Ciudad de DiosSi bien hemos hecho referencia a obras que retratan realidades muy diferentes, a todas las recorre una sola línea vertebral, la desigualdad económica, que lleva miseria para la gran mayoría, porque como dice el escritor uruguayo Eduardo Galeano (entrevistado por TN el 3 de enero de 2010): "En la ley del Dios Mercado, las ganancias se privatizan y son de unos pocos, mientras que las deudas se sociabilizan y son de todos". Esto genera las consecuencias obvias: hambre, violencia, injusticia, delincuencia y la aparición de un fenómeno relativamente novedoso, las drogas, que en los 60/70 sólo servían como inspiradoras de nuevas sensaciones y hoy para paliar el hambre, el frío y el fracaso.

Las cintas más recientes nos ofrecen historias sin punto de fuga, no hay posibilidades para esas víctimas, están condenadas de antemano. Lo sabemos desde el comienzo del film, sólo vamos a ver cómo nos cuentan una realidad que está a la vista en los diarios de cada día, y no sólo en la página roja, sino en la primera plana.
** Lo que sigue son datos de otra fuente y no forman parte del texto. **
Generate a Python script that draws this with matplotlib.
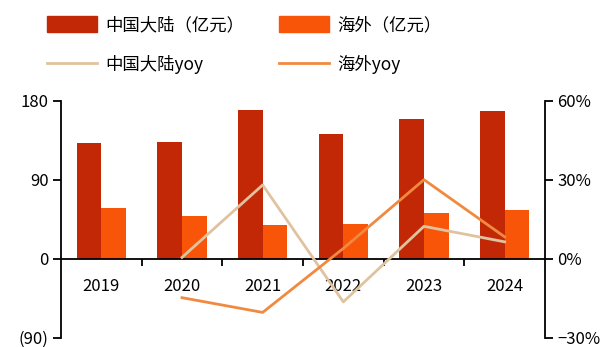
import numpy as np
import matplotlib.pyplot as plt
from matplotlib.patches import Patch
from matplotlib.lines import Line2D
from matplotlib.ticker import FuncFormatter, FixedLocator

plt.rcParams['font.family'] = ['Noto Sans CJK SC', 'DejaVu Sans']

years = ['2019', '2020', '2021', '2022', '2023', '2024']
mainland = [131.6, 132.8, 169.5, 141.9, 158.9, 168.7]      # 亿元
overseas = [57.4, 48.8, 38.6, 40.1, 51.8, 55.6]            # 亿元
mainland_yoy = [np.nan, 0.5, 28.0, -16.4, 12.3, 6.4]       # %
overseas_yoy = [np.nan, -14.8, -20.4, 3.9, 30.0, 8.3]      # %

c_main = '#C22806'
c_over = '#F95508'
c_main_yoy = '#DFC3A0'
c_over_yoy = '#F08A40'

fig = plt.figure(figsize=(6.01, 3.47), dpi=100)
ax = fig.add_axes([0.1015, 0.0268, 0.8053, 0.683])
ax2 = ax.twinx()

x = np.arange(len(years))
w = 0.305
ax.bar(x - w / 2, mainland, width=w, color=c_main)
ax.bar(x + w / 2, overseas, width=w, color=c_over)

ax2.plot(x, mainland_yoy, color=c_main_yoy, lw=2)
ax2.plot(x, overseas_yoy, color=c_over_yoy, lw=2)

ax.set_xlim(-0.5, len(years) - 0.5)
ax.set_ylim(-90, 180)
ax2.set_ylim(-30, 60)

# spines: left / right axes plus a zero baseline
for a in (ax, ax2):
    a.spines['top'].set_visible(False)
    a.spines['bottom'].set_visible(False)
ax.spines['right'].set_visible(False)
ax2.spines['left'].set_visible(False)
ax.spines['bottom'].set_visible(True)
ax.spines['bottom'].set_position(('data', 0))
for s in (ax.spines['left'], ax.spines['bottom'], ax2.spines['right']):
    s.set_linewidth(1.3)

ax.set_yticks([180, 90, 0, -90])
ax.yaxis.set_major_formatter(FuncFormatter(lambda v, p: f'({abs(v):.0f})' if v < 0 else f'{v:.0f}'))
ax2.set_yticks([60, 30, 0, -30])
ax2.yaxis.set_major_formatter(FuncFormatter(lambda v, p: f'{v:.0f}%'.replace('-', '\u2212')))

ax.set_xticks(x)
ax.set_xticklabels(years)
ax.xaxis.set_minor_locator(FixedLocator(x[:-1] + 0.5))
ax.tick_params(axis='x', which='major', length=0, pad=14, labelsize=12)
ax.tick_params(axis='x', which='minor', direction='out', length=5, width=1.3)
ax.tick_params(axis='y', direction='out', length=6, width=1.3, pad=3, labelsize=12)
ax2.tick_params(axis='y', direction='out', length=6, width=1.3, pad=3, labelsize=12)

# legend fills column by column: bars on the top row, yoy lines below
handles = [
    Patch(color=c_main, label='中国大陆（亿元）'),
    Line2D([], [], color=c_main_yoy, lw=2, label='中国大陆yoy'),
    Patch(color=c_over, label='海外（亿元）'),
    Line2D([], [], color=c_over_yoy, lw=2, label='海外yoy'),
]
fig.legend(handles=handles, ncol=2, loc='upper left', bbox_to_anchor=(0.052, 1.0),
           frameon=False, fontsize=12.5, handlelength=2.9, handleheight=1.1,
           handletextpad=0.45, columnspacing=2.0, labelspacing=1.2)

fig.savefig('out.png', dpi=100)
Muertes colectivas, secuestros extorsivos, robos armados, asesinatos inducidos por la droga, la violencia contra los viejos, contra hombres desarmados, contra las mujeres, contra los niños... situaciones incontenibles, que integran una espiral de la que no hay salida.

Mientras la industria norteamericana nos ofrece un muestrario de violencia gratuita, aparentemente injustificada, que satisface la fruición de cantidad de seguidores de lo bizarro, de lo espectacular o de lo perverso (aunque hay que reconocer que el cine oriental le ha servido de inspiración, a tal punto que la industria ha engullido a algunos de sus directores, como John Woo), el cine latinoamericano posa sus ojos en lo que tiene para ofrecer: una realidad que capta la atención de los jurados festivaleros, que a pesar de su envoltorio espectacular, mantiene un discurso tácito de no futuro.